Free exchange——Reasonable doubt
Richard Thaler wins the Nobel prize for economic sciences
The credit-card bill arrives.
You have enough money in a savings account to pay it off—the sensible thing to do, arithmetically speaking, since the interest rate on the credit-card balance far exceeds that earned on the savings.
Yet you leave the savings untouched, and pay only as much of the bill as your current-account balance allows.
What looks a daft choice to most economists makes perfect sense to Richard Thaler, who on October 9th was awarded the Nobel prize for economics for his work in behavioural economics.
Mr Thaler helped demonstrate how human reasoning diverges from that of the perfectly rational homo economicus used in most economic modelling.
The world, and the field of economics, is better for his contributions.
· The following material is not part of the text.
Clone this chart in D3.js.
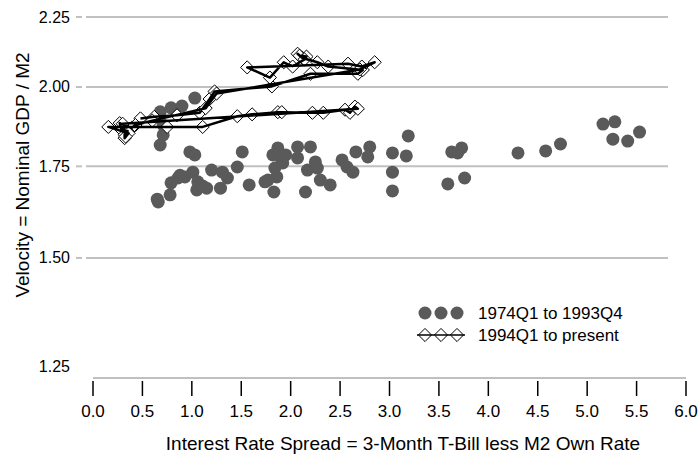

Economists mostly recognise that normal people fall short of perfect rationality in day-to-day decision-making.
Economic modelling requires simplification, however, and economists generally suppose that theories assuming people are well-informed and rational offer the best available account of economic activity.
Over time, however, scholars have built up an imposing list of the ways in which humans systematically refuse to behave as the models predict.
Economists such as Herb Simon (who won the Nobel in 1978) , Daniel Kahneman (2002) and Robert Shiller (2013) are celebrated for their contributions to this effort.
But perhaps more than any other scholar, Mr Thaler lifted behavioural economics to prominence, and helped put its lessons into practice.
Mr Thaler, an American born in New Jersey in 1945, spent most of his early career at Cornell Universitybefore moving to the University of Chicago in 1995.
Unusually for an economist, he is known for the clarity of his ideas and the quality of his writing.
“Nudge”, a book co-written with Cass Sunstein, is both an extraordinarily influential work and a bestseller.
Its lessons have been adopted by governments across the world; “nudge units” in America and Britain studied how to boost saving and taxpaying, encourage healthy behaviour and reduce energy use.
“Nudge” drew on years of work by Mr Thaler and co-authors identifying oddities in human behaviour.
Setting out to explore why people feel losses more keenly than gains, he helped uncover the endowment effect: a tendency to value something more highly just because you own it.
To detect it, he distributed coffee mugs at random to half of a group of test subjects, who were then invited to sell the mug, if they wished, to the other, mugless half.
Theory would predict that those with and without mugs should value them the same, on average, and so about half of the mugs should change hands.
In fact, those with mugs valued them more than those without.
Offers to buy the mugs by the have-nots were usually too low to convince the haves to sell, and relatively few transactions took place.
This finding, since replicated many times, suggested that the context of an economic choice matters.
That, in turn, means that the way choices are framed, by firms or governments, can influence how people respond.